• **WHAT YOU SHOULD DO**
Retype every line from the start of the data down to and including the line with "time_b = [0, 9, 10, 11, 13, 14, 15]". Skip the pictures.

[Source code of charts]
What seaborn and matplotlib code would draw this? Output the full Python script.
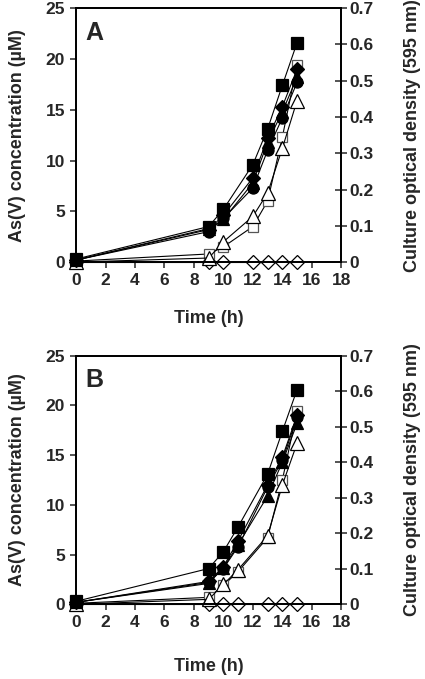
import matplotlib
matplotlib.use("Agg")
import matplotlib.pyplot as plt
import seaborn as sns
import pandas as pd

sns.set_style("white")
plt.rcParams.update({
    "font.family": ["Liberation Sans", "DejaVu Sans"],
    "font.weight": "bold",
    "axes.labelweight": "bold",
    "axes.linewidth": 1.3,
})

# ── Data (As(V) concentration, uM) ─────────────────────────
time_a = [0, 9, 10, 12, 13, 14, 15]
time_b = [0, 9, 10, 11, 13, 14, 15]

panel_a = {
    "open_diamond":  [0.0, 0.0, 0.0, 0.0, 0.0, 0.0, 0.0],
    "open_square":   [0.1, 0.8, 1.5, 3.5, 6.0, 12.3, 19.4],
    "open_triangle": [0.0, 0.4, 2.0, 4.5, 6.8, 11.2, 15.9],
    "circle":        [0.2, 3.0, 4.3, 7.3, 11.0, 14.2, 17.7],
    "triangle":      [0.2, 3.3, 4.2, 7.8, 11.8, 14.8, 18.2],
    "diamond":       [0.2, 3.2, 4.6, 8.3, 12.2, 15.3, 19.0],
    "square":        [0.3, 3.5, 5.2, 9.6, 13.1, 17.4, 21.6],
}
panel_b = {
    "open_diamond":  [0.0, 0.0, 0.0, 0.0, 0.0, 0.0, 0.0],
    "open_square":   [0.1, 0.7, 1.9, 3.3, 6.7, 12.5, 19.4],
    "open_triangle": [0.0, 0.5, 2.0, 3.5, 6.9, 12.0, 16.2],
    "circle":        [0.2, 2.2, 3.6, 5.8, 11.8, 14.5, 18.8],
    "triangle":      [0.2, 2.1, 3.7, 6.0, 10.9, 14.3, 18.2],
    "diamond":       [0.2, 2.3, 3.8, 6.4, 12.0, 14.8, 19.0],
    "square":        [0.3, 3.6, 5.3, 7.8, 13.1, 17.4, 21.6],
}

STYLE = {
    "open_diamond":  dict(marker="D", ms=7.5, mfc="white", mec="black"),
    "open_square":   dict(marker="s", ms=7.5, mfc="white", mec="#555555"),
    "open_triangle": dict(marker="^", ms=9.5, mfc="white", mec="black"),
    "circle":        dict(marker="o", ms=8, mfc="black", mec="black"),
    "triangle":      dict(marker="^", ms=9, mfc="black", mec="black"),
    "diamond":       dict(marker="D", ms=7, mfc="black", mec="black"),
    "square":        dict(marker="s", ms=8.5, mfc="black", mec="black"),
}

LABEL_FS = 13
TICK_FS = 12.5

fig = plt.figure(figsize=(4.25, 6.79), dpi=100)
axes = [fig.add_axes([0.179, 0.614, 0.624, 0.374]),
        fig.add_axes([0.179, 0.110, 0.624, 0.366])]

for ax, t, data, letter, xpad in [(axes[0], time_a, panel_a, "A", 16),
                                  (axes[1], time_b, panel_b, "B", 20)]:
    for name, vals in data.items():
        df = pd.DataFrame({"t": t, "v": vals})
        sns.lineplot(data=df, x="t", y="v", ax=ax, color="black", lw=0.8,
                     sort=False, estimator=None, markeredgewidth=0.9,
                     clip_on=False, **STYLE[name])
    ax.set_xlim(0, 18)
    ax.set_ylim(0, 25)
    ax.set_xticks(range(0, 19, 2))
    ax.set_yticks(range(0, 26, 5))
    ax.tick_params(direction="out", length=4, width=1.1, labelsize=TICK_FS,
                   pad=4, left=True, bottom=True)
    for lab in ax.get_xticklabels() + ax.get_yticklabels():
        lab.set_fontweight("bold")
    ax.set_xlabel("Time (h)", fontsize=LABEL_FS, labelpad=xpad)
    ax.set_ylabel("As(V) concentration (\u00b5M)", fontsize=LABEL_FS,
                  labelpad=14)
    ax.text(0.035, 0.95, letter, transform=ax.transAxes, fontsize=18,
            fontweight="bold", va="top", ha="left")

    ax2 = ax.twinx()
    ax2.set_ylim(0, 0.7)
    ax2.set_yticks([0, 0.1, 0.2, 0.3, 0.4, 0.5, 0.6, 0.7])
    ax2.set_yticklabels(["0", "0.1", "0.2", "0.3", "0.4", "0.5", "0.6", "0.7"])
    ax2.tick_params(direction="inout", length=8, width=1.1,
                    labelsize=TICK_FS, pad=2, right=True)
    for lab in ax2.get_yticklabels():
        lab.set_fontweight("bold")
    ax2.set_ylabel("Culture optical density (595 nm)", fontsize=LABEL_FS,
                   fontweight="bold", labelpad=22)
    for a in (ax, ax2):
        for s in a.spines.values():
            s.set_linewidth(1.3)
            s.set_color("black")

fig.savefig("out.png", dpi=100, facecolor="white")
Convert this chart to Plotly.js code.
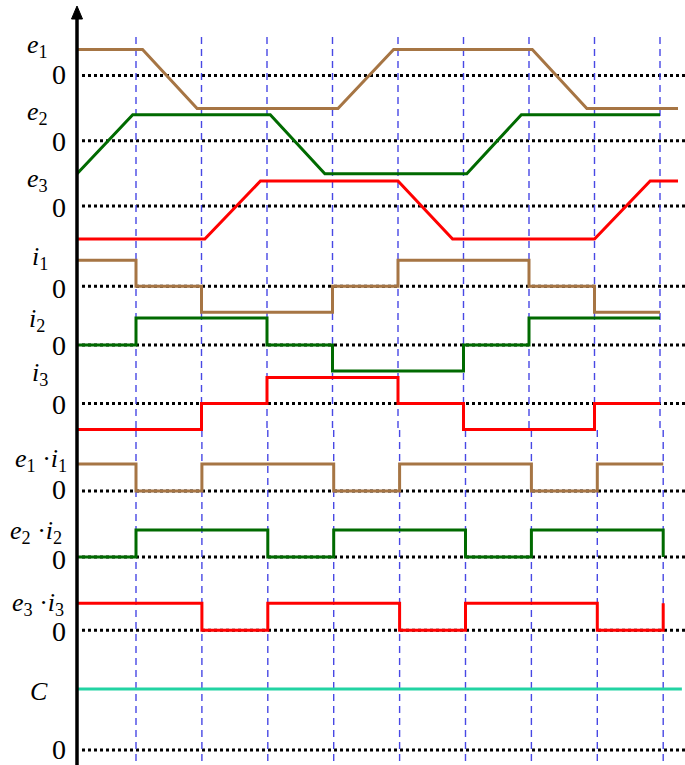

• **RESULT BELOW**
What seaborn and matplotlib code would draw this? Output the full Python script.
import matplotlib
matplotlib.use("Agg")
import matplotlib.pyplot as plt
import seaborn as sns
import pandas as pd

sns.set_style("white")
plt.rcParams.update({
    "font.family": ["Liberation Sans", "DejaVu Sans"],
    "font.weight": "bold",
    "axes.labelweight": "bold",
    "axes.linewidth": 1.3,
})

# ── Data (As(V) concentration, uM) ─────────────────────────
time_a = [0, 9, 10, 12, 13, 14, 15]
time_b = [0, 9, 10, 11, 13, 14, 15]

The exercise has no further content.